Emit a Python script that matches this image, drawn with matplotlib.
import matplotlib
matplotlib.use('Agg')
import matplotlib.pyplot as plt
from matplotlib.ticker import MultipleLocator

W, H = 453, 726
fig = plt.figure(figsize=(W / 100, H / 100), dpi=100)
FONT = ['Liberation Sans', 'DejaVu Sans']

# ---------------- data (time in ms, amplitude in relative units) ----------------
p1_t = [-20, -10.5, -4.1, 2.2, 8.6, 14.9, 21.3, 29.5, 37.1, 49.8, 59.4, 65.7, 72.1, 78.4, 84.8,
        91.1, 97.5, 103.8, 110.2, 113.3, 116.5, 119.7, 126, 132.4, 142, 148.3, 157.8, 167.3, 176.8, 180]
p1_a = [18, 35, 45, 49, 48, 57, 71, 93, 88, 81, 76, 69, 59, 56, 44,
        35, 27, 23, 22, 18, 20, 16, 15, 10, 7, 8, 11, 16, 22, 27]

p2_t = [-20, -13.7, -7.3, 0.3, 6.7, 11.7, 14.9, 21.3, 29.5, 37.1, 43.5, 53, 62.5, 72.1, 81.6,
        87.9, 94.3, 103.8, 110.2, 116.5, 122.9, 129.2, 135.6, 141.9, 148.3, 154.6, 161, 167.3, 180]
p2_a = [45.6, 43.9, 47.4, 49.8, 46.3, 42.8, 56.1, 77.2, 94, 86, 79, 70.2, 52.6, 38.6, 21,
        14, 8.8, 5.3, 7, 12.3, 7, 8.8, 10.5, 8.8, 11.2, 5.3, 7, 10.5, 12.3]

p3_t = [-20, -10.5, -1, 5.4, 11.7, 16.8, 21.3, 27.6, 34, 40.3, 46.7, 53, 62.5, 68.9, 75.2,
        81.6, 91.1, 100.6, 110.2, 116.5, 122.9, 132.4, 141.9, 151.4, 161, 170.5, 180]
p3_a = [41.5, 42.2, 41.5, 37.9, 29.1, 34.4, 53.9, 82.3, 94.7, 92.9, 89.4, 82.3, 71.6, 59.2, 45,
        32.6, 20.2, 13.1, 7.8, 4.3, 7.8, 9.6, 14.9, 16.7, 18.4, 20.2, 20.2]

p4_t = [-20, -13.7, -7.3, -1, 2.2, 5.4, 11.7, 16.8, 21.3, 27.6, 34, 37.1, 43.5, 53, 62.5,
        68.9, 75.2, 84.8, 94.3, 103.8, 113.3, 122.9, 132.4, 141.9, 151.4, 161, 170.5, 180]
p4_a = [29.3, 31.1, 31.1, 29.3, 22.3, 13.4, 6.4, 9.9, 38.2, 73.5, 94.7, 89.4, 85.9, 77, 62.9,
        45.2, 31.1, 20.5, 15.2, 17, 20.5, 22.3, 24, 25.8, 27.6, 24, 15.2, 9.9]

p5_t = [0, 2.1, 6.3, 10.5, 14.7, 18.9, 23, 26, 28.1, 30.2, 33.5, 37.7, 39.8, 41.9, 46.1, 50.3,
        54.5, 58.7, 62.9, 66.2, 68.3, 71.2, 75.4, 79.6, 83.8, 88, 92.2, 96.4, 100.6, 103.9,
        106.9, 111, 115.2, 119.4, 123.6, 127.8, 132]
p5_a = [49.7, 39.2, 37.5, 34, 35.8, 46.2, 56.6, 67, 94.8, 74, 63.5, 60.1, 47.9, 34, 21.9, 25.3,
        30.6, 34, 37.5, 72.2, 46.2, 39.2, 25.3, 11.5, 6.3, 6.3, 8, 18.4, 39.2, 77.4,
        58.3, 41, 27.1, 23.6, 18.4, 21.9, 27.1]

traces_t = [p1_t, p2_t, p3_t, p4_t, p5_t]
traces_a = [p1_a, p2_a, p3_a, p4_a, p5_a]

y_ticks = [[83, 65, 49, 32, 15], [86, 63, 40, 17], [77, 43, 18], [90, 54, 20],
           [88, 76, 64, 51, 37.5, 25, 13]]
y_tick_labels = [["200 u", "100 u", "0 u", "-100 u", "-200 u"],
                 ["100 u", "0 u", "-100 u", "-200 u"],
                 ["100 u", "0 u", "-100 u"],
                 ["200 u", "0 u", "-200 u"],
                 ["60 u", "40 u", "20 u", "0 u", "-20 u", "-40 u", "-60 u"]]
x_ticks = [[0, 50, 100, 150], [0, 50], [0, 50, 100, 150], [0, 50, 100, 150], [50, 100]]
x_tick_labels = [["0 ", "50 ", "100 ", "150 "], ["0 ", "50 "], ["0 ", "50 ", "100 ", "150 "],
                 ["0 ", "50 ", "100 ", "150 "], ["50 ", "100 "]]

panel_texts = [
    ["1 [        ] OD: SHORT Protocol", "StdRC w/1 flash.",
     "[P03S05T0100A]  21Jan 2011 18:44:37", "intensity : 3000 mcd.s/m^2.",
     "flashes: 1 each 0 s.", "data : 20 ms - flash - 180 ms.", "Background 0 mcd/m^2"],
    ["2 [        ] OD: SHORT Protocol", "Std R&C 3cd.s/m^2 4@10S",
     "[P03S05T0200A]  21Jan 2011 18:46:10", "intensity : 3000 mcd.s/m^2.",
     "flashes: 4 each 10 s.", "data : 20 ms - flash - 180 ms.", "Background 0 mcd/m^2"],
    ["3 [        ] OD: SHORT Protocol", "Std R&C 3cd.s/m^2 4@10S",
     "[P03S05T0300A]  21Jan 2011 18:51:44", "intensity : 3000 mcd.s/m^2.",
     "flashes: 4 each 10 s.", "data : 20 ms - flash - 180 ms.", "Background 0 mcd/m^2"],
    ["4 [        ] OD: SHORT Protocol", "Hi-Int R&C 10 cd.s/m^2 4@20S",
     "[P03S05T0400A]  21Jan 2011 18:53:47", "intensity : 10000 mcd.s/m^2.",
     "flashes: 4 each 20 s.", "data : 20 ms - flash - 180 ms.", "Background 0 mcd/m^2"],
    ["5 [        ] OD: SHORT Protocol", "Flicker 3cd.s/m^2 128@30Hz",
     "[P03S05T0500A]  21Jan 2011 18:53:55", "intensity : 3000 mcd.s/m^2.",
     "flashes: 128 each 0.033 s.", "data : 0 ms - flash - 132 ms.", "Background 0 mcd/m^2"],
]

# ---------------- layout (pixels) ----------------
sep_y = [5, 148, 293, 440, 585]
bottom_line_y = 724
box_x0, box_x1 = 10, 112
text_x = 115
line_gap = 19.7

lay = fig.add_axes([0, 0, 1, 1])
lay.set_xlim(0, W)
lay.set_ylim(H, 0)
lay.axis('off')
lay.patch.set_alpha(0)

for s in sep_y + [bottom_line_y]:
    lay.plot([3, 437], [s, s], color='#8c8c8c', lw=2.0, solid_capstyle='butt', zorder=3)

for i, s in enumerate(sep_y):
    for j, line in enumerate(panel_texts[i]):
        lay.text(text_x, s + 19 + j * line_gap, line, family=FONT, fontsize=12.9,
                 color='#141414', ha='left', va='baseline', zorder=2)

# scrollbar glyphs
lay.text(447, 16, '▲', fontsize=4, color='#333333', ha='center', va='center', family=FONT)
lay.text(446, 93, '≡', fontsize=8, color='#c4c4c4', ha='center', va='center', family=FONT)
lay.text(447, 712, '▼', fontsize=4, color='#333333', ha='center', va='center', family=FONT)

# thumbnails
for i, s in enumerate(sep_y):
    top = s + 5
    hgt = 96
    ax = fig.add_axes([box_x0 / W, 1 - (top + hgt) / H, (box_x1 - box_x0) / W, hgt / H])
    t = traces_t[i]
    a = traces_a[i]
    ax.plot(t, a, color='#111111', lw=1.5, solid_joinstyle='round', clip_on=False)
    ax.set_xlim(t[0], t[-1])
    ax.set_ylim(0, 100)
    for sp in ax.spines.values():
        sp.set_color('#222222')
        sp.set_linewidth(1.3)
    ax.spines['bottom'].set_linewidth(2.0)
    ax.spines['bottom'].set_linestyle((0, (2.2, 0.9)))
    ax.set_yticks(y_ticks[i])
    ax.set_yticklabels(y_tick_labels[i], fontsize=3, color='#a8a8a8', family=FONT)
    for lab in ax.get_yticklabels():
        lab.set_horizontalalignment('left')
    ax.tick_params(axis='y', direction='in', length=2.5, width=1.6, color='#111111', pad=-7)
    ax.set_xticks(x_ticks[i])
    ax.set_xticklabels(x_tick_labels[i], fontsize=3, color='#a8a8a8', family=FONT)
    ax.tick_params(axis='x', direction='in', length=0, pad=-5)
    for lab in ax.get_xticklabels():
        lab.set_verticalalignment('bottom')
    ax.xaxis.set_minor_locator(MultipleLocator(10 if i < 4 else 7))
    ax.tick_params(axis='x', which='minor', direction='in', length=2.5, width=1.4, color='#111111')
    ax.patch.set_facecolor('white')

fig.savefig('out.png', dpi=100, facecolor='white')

▶ TASK BRIEF: Leave out every line without the string "matplotlib" and copy the rest.

▶ RESPONSE TO THE TASK:
Emit a Python script that matches this image, drawn with matplotlib.
import matplotlib
matplotlib.use('Agg')
import matplotlib.pyplot as plt
from matplotlib.ticker import MultipleLocator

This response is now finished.